Gesù annuncia la sua passione nella quale avrebbe subito il tradimento, l’ingiusta condanna, la sofferenza e la morte. Pare di avvertire nel tono della voce la tensione emotiva per la gravità di ciò che sta per accadergli. Ma nel momento in cui condivide la sua preoccupazione vuole comunicare anche la speranza che lo anima. Egli va incontro alla Pasqua che non trova il suo epilogo nella morte ma ha il suo compimento nella risurrezione. Essa, avvenendo il terzo giorno, indica che il senso pieno della passione risiede nella gloria. La gloria della risurrezione non ha nulla a che fare con quella dei governanti delle nazioni che dominano su di esse o con il potere dei capi che le opprimono. La risurrezione rivela la vera gloria di Gesù il Cristo che non viene per farsi servire ma per servire e dare la propria vita in riscatto per molti. Gesù, conoscendo il suo destino di sofferenza causato dai peccatori, sceglie di amare l’uomo e si mette a servizio della volontà del Padre, il Signore del cielo e della terra, che ha preparato per tutti un trono di gloria.
Gesù chiede ai suoi discepoli di seguirlo fino alla fine, fino a Gerusalemme e fin sotto la croce, senza lasciarsi distrarre dalla paura e dall’incomprensione della sua scelta. Anche noi non comprendiamo il senso di ciò che ci accade soprattutto quando le vicende della vita sembrano contraddire le nostre aspirazioni. Dio non mortifica i nostri desideri ma li orienta perché siano in sintonia con la sua volontà e si traducano in scelte di amore e di servizio fraterno.

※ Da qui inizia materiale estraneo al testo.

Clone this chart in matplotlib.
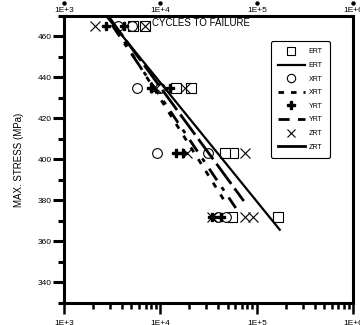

Le nostre tendenze naturali ci suscitano il desiderio di dominare le cose e le persone, dirigere e dare ordini, che si faccia ciò che a noi piace, che la gente possa riconoscere in noi uno status, una posizione. Invece il cammino che Gesù ci propone è l’opposto: «Tra voi non sarà così, ma chi vuole diventare grande tra voi sarà vostro servitore e chi vuole essere il primo tra voi, sarà vostro schiavo» (Mt 20,26-27). “Servitore”, “schiavo”: non possiamo rimanere nell’enunciato delle parole! Le abbiamo sentite centinaia di volte dobbiamo, essere capaci di entrare in contatto con la realtà che significano, e confrontare questa realtà con le nostre attitudini e comportamenti.
Essere servo, essere schiavo così come ce lo chiede Gesù, è impossibile per noi. Rimane fuori dalla capacità della nostra povera volontà: dobbiamo implorare, attendere e desiderare intensamente che ci siano concessi questi doni. La Quaresima e le sue pratiche quaresimali -digiuno, elemosina e preghiera– ci ricordano che per ricevere questi doni dobbiamo prepararci adeguatamente.

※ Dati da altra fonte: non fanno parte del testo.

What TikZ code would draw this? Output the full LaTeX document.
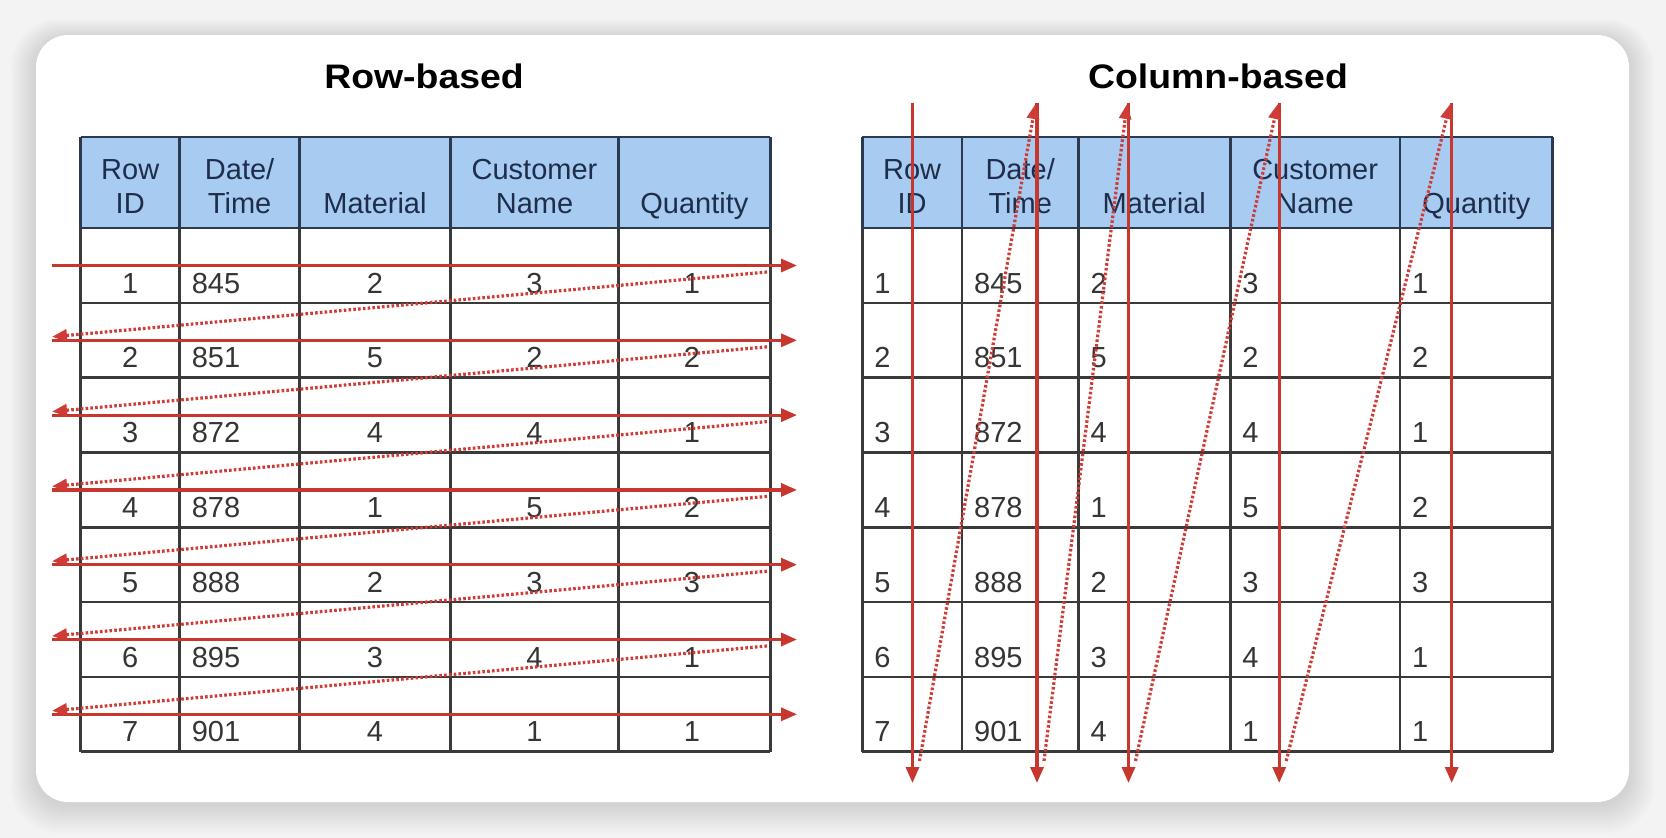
\documentclass[tikz,border=0pt]{standalone}
\usepackage{fontspec}
\setmainfont{Liberation Sans}
\usetikzlibrary{arrows.meta}
\definecolor{bgc}{HTML}{F3F3F3}
\definecolor{hdrblue}{HTML}{A8CBF1}
\definecolor{hdrline}{HTML}{2B3A4E}
\definecolor{gridc}{HTML}{3A3A3A}
\definecolor{hdrtext}{HTML}{1E2D4A}
\definecolor{datatext}{HTML}{353535}
\definecolor{arrowred}{HTML}{C8372D}
\definecolor{dotred}{HTML}{CF3B36}
\tikzset{
  titletext/.style={anchor=base, inner sep=0pt, font=\bfseries\fontsize{34}{40}\selectfont, text=black},
  hdrcell/.style={anchor=south, inner sep=0pt, text depth=0pt, align=center, font=\fontsize{29}{34}\selectfont, text=hdrtext},
  cellc/.style={anchor=base, inner sep=0pt, font=\fontsize{29}{34}\selectfont, text=datatext},
  celll/.style={anchor=base west, inner sep=0pt, font=\fontsize{29}{34}\selectfont, text=datatext},
  gridline/.style={draw=gridc, line width=2.6pt},
  hdrgrid/.style={draw=hdrline, line width=2.8pt},
  solidarrow/.style={draw=arrowred, line width=3.2pt, -{Triangle[length=16pt,width=13pt]}},
  dotarrow/.style={draw=dotred, line width=3.2pt, dash pattern=on 2.6pt off 2.2pt, -{Triangle[length=15pt,width=12pt]}}
}
\begin{document}
\begin{tikzpicture}[x=1pt,y=-1pt]
% background and card
\fill[bgc] (0,0) rectangle (1666,838);
\useasboundingbox (0,0) rectangle (1666,838);
\foreach \i in {1,...,16}{
  \pgfmathsetmacro\rc{32+\i}
  \fill[black, opacity=0.007, rounded corners=\rc pt] (36-\i*1.6, 35-\i*1.2+3) rectangle (1629+\i*1.6, 802+\i*1.8+3);
}
\fill[white, rounded corners=32pt] (36,35) rectangle (1629,802);

% titles
\node[titletext] (titleL) at (424,88.5) {\scalebox{1.1}[1]{Row-based}};
\node[titletext] (titleR) at (1218,88.5) {\scalebox{1.1}[1]{Column-based}};

% ---------- left table ----------
\fill[hdrblue] (80.75,137) rectangle (770.3,228);
\foreach \k in {1,...,7}{
  \pgfmathsetmacro\yy{228+74.8*\k}
  \draw[gridline] (80.75,\yy) -- (770.3,\yy);
}
\foreach \x in {80.75,179.6,299.6,450.5,618.4,770.3}{
  \draw[gridline] (\x,228) -- (\x,751.6);
  \draw[hdrgrid] (\x,137) -- (\x,228);
}
\draw[hdrgrid] (80.75,137) -- (770.3,137);
\draw[hdrgrid] (80.75,228) -- (770.3,228);

\node[hdrcell] (hL1) at (130.2,214) {Row\\ID};
\node[hdrcell] (hL2) at (239.6,214) {Date/\\Time};
\node[hdrcell] (hL3) at (375,214) {Material};
\node[hdrcell] (hL4) at (534.5,214) {Customer\\Name};
\node[hdrcell] (hL5) at (694.4,214) {Quantity};

\foreach \id/\dt/\ma/\cu/\qu [count=\r from 0] in {1/845/2/3/1,2/851/5/2/2,3/872/4/4/1,4/878/1/5/2,5/888/2/3/3,6/895/3/4/1,7/901/4/1/1}{
  \pgfmathsetmacro\yb{228+74.8*\r+65}
  \node[cellc] (lid\id) at (130.2,\yb) {\id};
  \node[celll] (ldt\id) at (191.6,\yb) {\dt};
  \node[cellc] (lma\id) at (375,\yb) {\ma};
  \node[cellc] (lcu\id) at (534.5,\yb) {\cu};
  \node[cellc] (lqu\id) at (692,\yb) {\qu};
}

% ---------- right table ----------
\fill[hdrblue] (862.2,137) rectangle (1552.6,228);
\foreach \k in {1,...,7}{
  \pgfmathsetmacro\yy{228+74.8*\k}
  \draw[gridline] (862.2,\yy) -- (1552.6,\yy);
}
\foreach \x in {862.2,962,1078.3,1230.2,1400,1552.6}{
  \draw[gridline] (\x,228) -- (\x,751.6);
  \draw[hdrgrid] (\x,137) -- (\x,228);
}
\draw[hdrgrid] (862.2,137) -- (1552.6,137);
\draw[hdrgrid] (862.2,228) -- (1552.6,228);

\node[hdrcell] (hR1) at (912.1,214) {Row\\ID};
\node[hdrcell] (hR2) at (1020.2,214) {Date/\\Time};
\node[hdrcell] (hR3) at (1154.3,214) {Material};
\node[hdrcell] (hR4) at (1315.1,214) {Customer\\Name};
\node[hdrcell] (hR5) at (1476.3,214) {Quantity};

\foreach \id/\dt/\ma/\cu/\qu [count=\r from 0] in {1/845/2/3/1,2/851/5/2/2,3/872/4/4/1,4/878/1/5/2,5/888/2/3/3,6/895/3/4/1,7/901/4/1/1}{
  \pgfmathsetmacro\yb{228+74.8*\r+65}
  \node[celll] (rid\id) at (874.2,\yb) {\id};
  \node[celll] (rdt\id) at (974,\yb) {\dt};
  \node[celll] (rma\id) at (1090.3,\yb) {\ma};
  \node[celll] (rcu\id) at (1242.2,\yb) {\cu};
  \node[celll] (rqu\id) at (1412,\yb) {\qu};
}

% ---------- row-based arrows ----------
\foreach \r in {0,...,6}{
  \pgfmathsetmacro\ya{228+74.8*\r+37.5}
  \coordinate (rsA\r) at (52,\ya);
  \coordinate (rsB\r) at (797,\ya);
  \draw[solidarrow] (rsA\r) -- (rsB\r);
}
\foreach \r in {0,...,5}{
  \pgfmathsetmacro\ya{228+74.8*\r+44}
  \pgfmathsetmacro\yb{228+74.8*(\r+1)+34}
  \coordinate (rdA\r) at (767,\ya);
  \coordinate (rdB\r) at (52,\yb);
  \draw[dotarrow] (rdA\r) -- (rdB\r);
}

% ---------- column-based arrows ----------
\foreach \x [count=\c] in {912.5,1037,1128.5,1279.2,1451.7}{
  \coordinate (csA\c) at (\x,103.3);
  \coordinate (csB\c) at (\x,783);
  \draw[solidarrow] (csA\c) -- (csB\c);
}
\foreach \xa/\xb [count=\c] in {912.5/1037,1037/1128.5,1128.5/1279.2,1279.2/1451.7}{
  \coordinate (cdA\c) at (\xa+7,761);
  \coordinate (cdB\c) at (\xb-1.5,104);
  \draw[dotarrow] (cdA\c) -- (cdB\c);
}
\end{tikzpicture}
\end{document}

Il Concilio Vaticano II ha affermato che «L’uomo acquisisce la sua pienezza attraverso il servizio di donarsi agli altri». In questo caso, ci sembra che diamo la vita, quando in realtà la stiamo incontrando. L’uomo che non vive per servire non serve per vivere. E con questa attitudine il nostro modello è lo stesso Cristo, -l’uomo pienamente uomo- giacché «il Figlio dell’uomo, non è venuto per farsi servire ma a servire e a dare la sua vita come riscatto per molti».

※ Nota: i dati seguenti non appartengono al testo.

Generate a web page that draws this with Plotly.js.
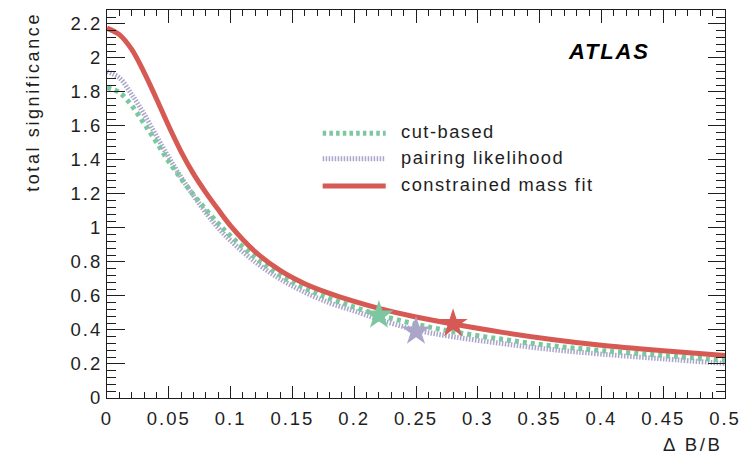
<!DOCTYPE html>
<html>
<head>
<meta charset="utf-8">
<script src="https://cdn.plot.ly/plotly-3.0.1.min.js"></script>
<style>
  html, body { margin: 0; padding: 0; background: #fff; }
  #chart { width: 753px; height: 462px; }
  .xtick text, .ytick text { letter-spacing: 2px; }
</style>
</head>
<body>
<div id="chart"></div>
<script>
// relative background uncertainty on the x axis
const deltaBoverB = [0, 0.01, 0.02, 0.03, 0.04, 0.05, 0.06, 0.07, 0.08, 0.09, 0.10,
                     0.12, 0.14, 0.16, 0.18, 0.20, 0.22, 0.25, 0.28, 0.32, 0.36, 0.40, 0.45, 0.50];

// total significance per selection method
const cutBased = [1.825, 1.797, 1.72, 1.615, 1.505, 1.39, 1.29, 1.195, 1.108, 1.026, 0.953,
                  0.826, 0.722, 0.646, 0.585, 0.535, 0.488, 0.434, 0.39, 0.345, 0.307, 0.279, 0.25, 0.222];
const pairingLikelihood = [1.92, 1.883, 1.785, 1.67, 1.54, 1.415, 1.298, 1.19, 1.09, 1.0, 0.925,
                           0.80, 0.70, 0.622, 0.56, 0.512, 0.462, 0.40, 0.36, 0.32, 0.285, 0.258, 0.23, 0.203];
const constrainedMassFit = [2.175, 2.137, 2.05, 1.915, 1.76, 1.598, 1.448, 1.318, 1.208, 1.108, 1.013,
                            0.86, 0.75, 0.672, 0.615, 0.568, 0.527, 0.476, 0.435, 0.386, 0.344, 0.31, 0.278, 0.25];

// working points (star markers)
const workingPointX = [0.22, 0.25, 0.28];
const workingPointY = [0.486, 0.392, 0.437];

const seriesNames = ['cut-based', 'pairing likelihood', 'constrained mass fit'];

const GREEN = '#7cc7a0';
const PURPLE = '#aaa5c9';
const RED = '#d65953';
const INK = '#1e1e1e';
const FONT = 'Liberation Sans, Arial, sans-serif';

const traces = [
  {
    x: deltaBoverB, y: pairingLikelihood, name: seriesNames[1],
    mode: 'lines', line: { color: PURPLE, width: 5, dash: '1.5px,1.5px', shape: 'spline', smoothing: 1 }
  },
  {
    x: deltaBoverB, y: cutBased, name: seriesNames[0],
    mode: 'lines', line: { color: GREEN, width: 5, dash: '4px,4px', shape: 'spline', smoothing: 1 }
  },
  {
    x: deltaBoverB, y: constrainedMassFit, name: seriesNames[2],
    mode: 'lines', line: { color: RED, width: 5, shape: 'spline', smoothing: 1 }
  },
  {
    x: workingPointX, y: workingPointY, mode: 'markers',
    marker: { symbol: 'star', size: 22, color: [GREEN, PURPLE, RED], line: { width: 0 } }
  }
];

// legend drawn as line samples + labels in paper coordinates
const legendX0 = 0.349, legendX1 = 0.451, legendTextX = 0.472;
const legendRows = [
  { y: 0.6826, color: GREEN, dash: '3.5px,3.2px', label: seriesNames[0] },
  { y: 0.6167, color: PURPLE, dash: '1.5px,1.5px', label: seriesNames[1] },
  { y: 0.5461, color: RED, dash: 'solid', label: seriesNames[2] }
];

const shapes = legendRows.map(r => ({
  type: 'line', xref: 'paper', yref: 'paper',
  x0: legendX0, x1: legendX1, y0: r.y, y1: r.y,
  line: { color: r.color, width: 5, dash: r.dash }
}));

const annotations = legendRows.map(r => ({
  xref: 'paper', yref: 'paper', x: legendTextX, y: r.y + 0.004,
  xanchor: 'left', yanchor: 'middle', showarrow: false,
  text: '<span style="letter-spacing:1.5px">' + r.label + '</span>',
  font: { family: FONT, size: 18.3, color: INK }
}));

annotations.push(
  {
    xref: 'paper', yref: 'paper', x: 0.812, y: 0.892, xanchor: 'center', yanchor: 'middle',
    showarrow: false,
    text: '<span style="letter-spacing:1.8px"><b><i>ATLAS</i></b></span>',
    font: { family: FONT, size: 22, color: '#000' }
  },
  {
    xref: 'paper', yref: 'paper', x: 1.0, y: -0.119, xanchor: 'right', yanchor: 'middle',
    showarrow: false,
    text: '<span style="letter-spacing:2.6px">Δ B/B</span>',
    font: { family: FONT, size: 18.6, color: INK }
  },
  {
    xref: 'paper', yref: 'paper', x: -0.12, y: 1.0, xanchor: 'center', yanchor: 'top',
    showarrow: false, textangle: -90,
    text: '<span style="letter-spacing:2.6px">total significance</span>',
    font: { family: FONT, size: 18, color: INK }
  }
);

const axisCommon = {
  showline: true, linecolor: INK, linewidth: 1, mirror: 'ticks',
  showgrid: false, zeroline: false, ticks: 'inside', tickcolor: INK, tickwidth: 1,
  tickfont: { family: FONT, size: 18.5, color: INK }
};

const layout = {
  width: 753, height: 462,
  margin: { l: 107, r: 28, t: 10, b: 64 },
  paper_bgcolor: '#fff', plot_bgcolor: '#fff',
  showlegend: false,
  xaxis: Object.assign({}, axisCommon, {
    range: [0, 0.5], dtick: 0.05, tick0: 0, ticklen: 12.5, tickangle: 0,
    ticklabelstandoff: 4,
    minor: { ticks: 'inside', dtick: 0.01, ticklen: 6, tickcolor: INK, tickwidth: 1 }
  }),
  yaxis: Object.assign({}, axisCommon, {
    range: [0, 2.282], dtick: 0.2, tick0: 0, ticklen: 17.5,
    minor: { ticks: 'inside', dtick: 0.04, ticklen: 9, tickcolor: INK, tickwidth: 1 }
  }),
  shapes: shapes,
  annotations: annotations
};

Plotly.newPlot('chart', traces, layout, { staticPlot: true, displayModeBar: false });
</script>
</body>
</html>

Come Giacomo e Giovanni anche noi possiamo affrontare le sfide della vita con coraggio e determinazione ma, come loro, anche noi abbiamo bisogno di essere aiutati a finalizzare i nostri sforzi perché si compia la volontà di Dio. Solo così potremo imitare Gesù e raggiungere con lui la vetta della gloria. Alla scuola del Crocifisso risorto impariamo il lessico dell’amore grazie al quale diamo una direzione chiara ai nostri desideri che puntano alla santità percorrendo la faticosa ma educante via del servizio fraterno.